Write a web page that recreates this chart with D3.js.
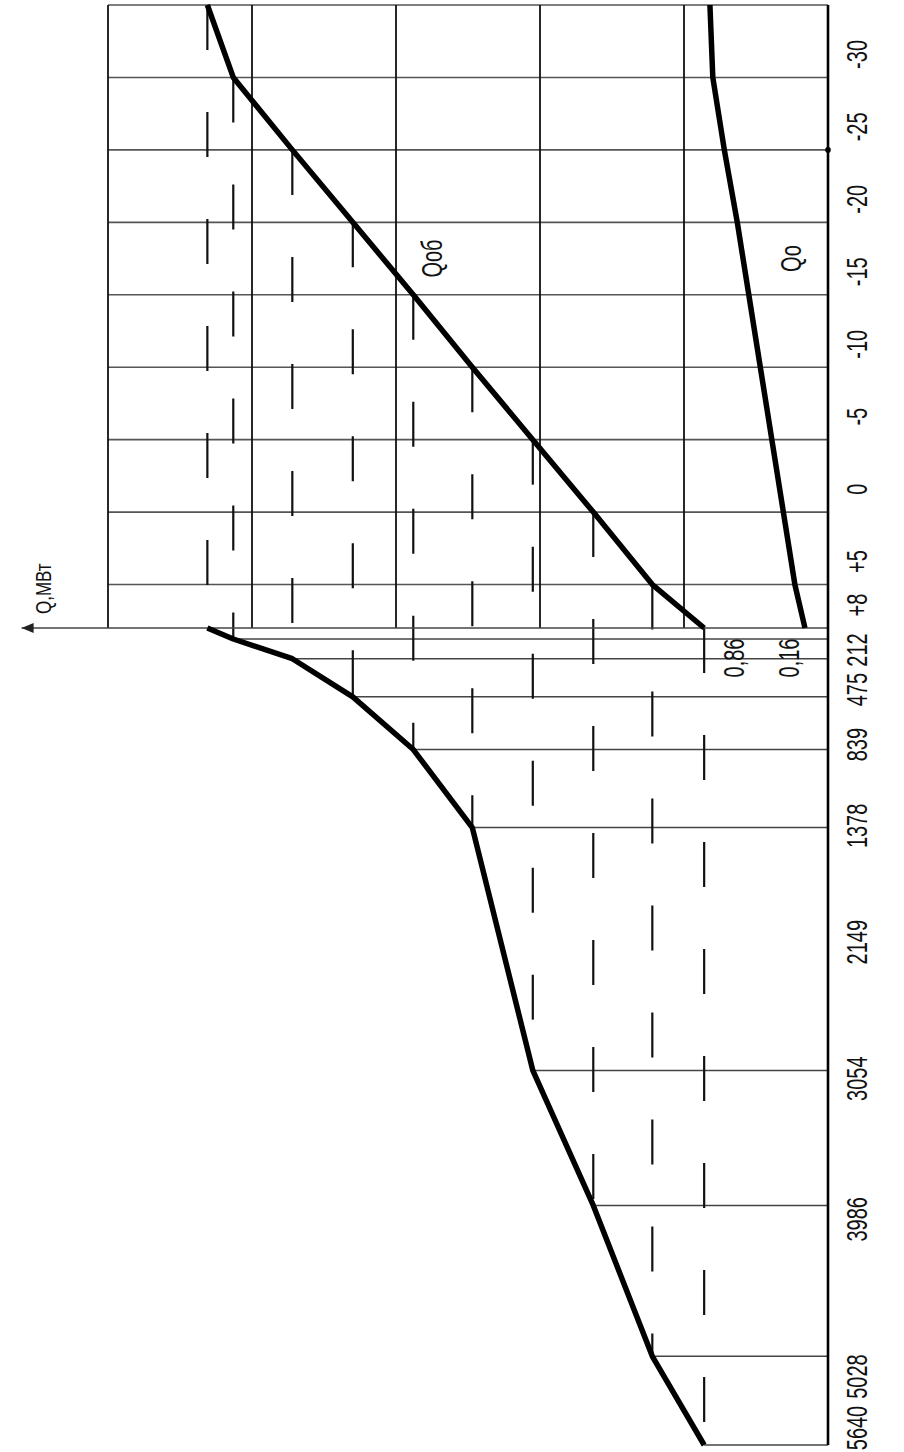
<!DOCTYPE html>
<html>
<head>
<meta charset="utf-8">
<script src="https://cdn.jsdelivr.net/npm/d3@7"></script>
<style>
  body { margin: 0; background: #fff; }
  text { font-family: "Liberation Sans", Arial, sans-serif; fill: #111; }
</style>
</head>
<body>
<div id="chart"></div>
<script>
// outdoor temperature points, deg C
const temps = [-35, -30, -25, -20, -15, -10, -5, 0, 5, 8];
// total load Qоб at those temperatures, MW
const qTotal = [4.31, 4.13, 3.72, 3.30, 2.88, 2.47, 2.05, 1.63, 1.22, 0.86];
// load Qо at those temperatures, MW
const qHeat = [0.82, 0.80, 0.72, 0.63, 0.55, 0.47, 0.39, 0.31, 0.23, 0.16];
// hours per season with temperature at or below each point
const hours = [0, 76, 212, 475, 839, 1378, 3054, 3986, 5028, 5640];

const tempTicks = [-30, -25, -20, -15, -10, -5, 0, 5, 8];
const hourTicks = [212, 475, 839, 1378, 2149, 3054, 3986, 5028, 5640];
const qGrid = [1, 2, 3, 4, 5];

const width = 904, height = 1452;

// chart is drawn turned 90deg: the t / hours axis runs down the right side, Q grows to the left
const t = d3.scaleLinear().domain([8, -35]).range([628, 5]);
const h = d3.scaleLinear().domain([0, 5640]).range([628, 1445]);
const q = d3.scaleLinear().domain([0, 5]).range([828, 108]);

const svg = d3.select("#chart").append("svg")
  .attr("width", width)
  .attr("height", height);

const pts = temps.map((d, i) => ({t: d, qt: qTotal[i], qo: qHeat[i], h: hours[i]}));

// temperature grid (horizontal here)
svg.append("g").selectAll("line")
  .data(temps.filter(d => d !== 8))
  .enter().append("line")
  .attr("x1", q(5)).attr("x2", q(0))
  .attr("y1", d => t(d)).attr("y2", d => t(d))
  .attr("stroke", "#555").attr("stroke-width", 1.6);

// Q grid (vertical here)
svg.append("g").selectAll("line")
  .data(qGrid)
  .enter().append("line")
  .attr("x1", d => q(d)).attr("x2", d => q(d))
  .attr("y1", t(-35)).attr("y2", t(8))
  .attr("stroke", "#111").attr("stroke-width", 1.8);

// hour lines from the axis to the duration curve
svg.append("g").selectAll("line")
  .data(pts.filter(d => d.h > 0))
  .enter().append("line")
  .attr("x1", d => q(d.qt)).attr("x2", q(0))
  .attr("y1", d => h(d.h)).attr("y2", d => h(d.h))
  .attr("stroke", "#444").attr("stroke-width", 1.5);

// dashed projections from Qоб(t) down to the duration curve
svg.append("g").selectAll("line")
  .data(pts)
  .enter().append("line")
  .attr("x1", d => q(d.qt)).attr("x2", d => q(d.qt))
  .attr("y1", d => t(d.t)).attr("y2", d => h(d.h))
  .attr("stroke", "#111").attr("stroke-width", 2.2)
  .attr("stroke-dasharray", "45,62");

// Q axis with arrow
svg.append("line")
  .attr("x1", q(0)).attr("x2", q(5.6))
  .attr("y1", t(8)).attr("y2", t(8))
  .attr("stroke", "#444").attr("stroke-width", 1.6);
svg.append("path")
  .attr("d", `M${q(5.6)},${t(8)} l12,-5 l0,10 z`)
  .attr("fill", "#222");

// thick curves
const lineQt = d3.line().x(d => q(d.qt)).y(d => t(d.t));
const lineQo = d3.line().x(d => q(d.qo)).y(d => t(d.t));
const lineDur = d3.line().x(d => q(d.qt)).y(d => h(d.h));

[lineQt, lineQo, lineDur].forEach(fn => {
  svg.append("path")
    .attr("d", fn(pts))
    .attr("fill", "none")
    .attr("stroke", "#000")
    .attr("stroke-width", 5.5)
    .attr("stroke-linejoin", "round");
});

// main axis
svg.append("line")
  .attr("x1", q(0)).attr("x2", q(0))
  .attr("y1", t(-35)).attr("y2", h(5640))
  .attr("stroke", "#000").attr("stroke-width", 2.6);
svg.append("circle")
  .attr("cx", q(0)).attr("cy", t(-25)).attr("r", 2.8)
  .attr("fill", "#000");

// rotated, tall narrow text, reads bottom to top
function vtext(x, y, str, size, k, anchor) {
  svg.append("text")
    .attr("transform", `translate(${x},${y}) rotate(-90) scale(1,${k})`)
    .attr("text-anchor", anchor || "middle")
    .attr("dominant-baseline", "central")
    .style("font-size", size + "px")
    .text(str);
}

const fmtT = d => d > 0 ? "+" + d : String(d);
tempTicks.forEach(d => vtext(857, t(d) - 23, fmtT(d), 20, 1.45));
// hour labels drift a little below their lines further down the axis
hourTicks.forEach(d => vtext(857, Math.min(h(d) - 10 + d * 0.006, h(5640) - 17), d, 20, 1.45));

vtext(q(2.75), t(-17.5), "Qоб", 20, 1.45);
vtext(q(0.26), t(-17.5), "Qо", 20, 1.45);
vtext(q(0.86) + 29, t(8) + 30, "0,86", 20, 1.45);
vtext(q(0.16) - 16, t(8) + 30, "0,16", 20, 1.45);
vtext(q(5.45), t(8) - 14, "Q,МВт", 17, 1.3, "start");
</script>
</body>
</html>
· · · · · · ·
Set the lines above down again, word for word, from the first through the one containing "const pts = temps.map((d, i)"; pictures excluded.

Write a web page that recreates this chart with D3.js.
<!DOCTYPE html>
<html>
<head>
<meta charset="utf-8">
<script src="https://cdn.jsdelivr.net/npm/d3@7"></script>
<style>
  body { margin: 0; background: #fff; }
  text { font-family: "Liberation Sans", Arial, sans-serif; fill: #111; }
</style>
</head>
<body>
<div id="chart"></div>
<script>
// outdoor temperature points, deg C
const temps = [-35, -30, -25, -20, -15, -10, -5, 0, 5, 8];
// total load Qоб at those temperatures, MW
const qTotal = [4.31, 4.13, 3.72, 3.30, 2.88, 2.47, 2.05, 1.63, 1.22, 0.86];
// load Qо at those temperatures, MW
const qHeat = [0.82, 0.80, 0.72, 0.63, 0.55, 0.47, 0.39, 0.31, 0.23, 0.16];
// hours per season with temperature at or below each point
const hours = [0, 76, 212, 475, 839, 1378, 3054, 3986, 5028, 5640];

const tempTicks = [-30, -25, -20, -15, -10, -5, 0, 5, 8];
const hourTicks = [212, 475, 839, 1378, 2149, 3054, 3986, 5028, 5640];
const qGrid = [1, 2, 3, 4, 5];

const width = 904, height = 1452;

// chart is drawn turned 90deg: the t / hours axis runs down the right side, Q grows to the left
const t = d3.scaleLinear().domain([8, -35]).range([628, 5]);
const h = d3.scaleLinear().domain([0, 5640]).range([628, 1445]);
const q = d3.scaleLinear().domain([0, 5]).range([828, 108]);

const svg = d3.select("#chart").append("svg")
  .attr("width", width)
  .attr("height", height);

const pts = temps.map((d, i) => ({t: d, qt: qTotal[i], qo: qHeat[i], h: hours[i]}));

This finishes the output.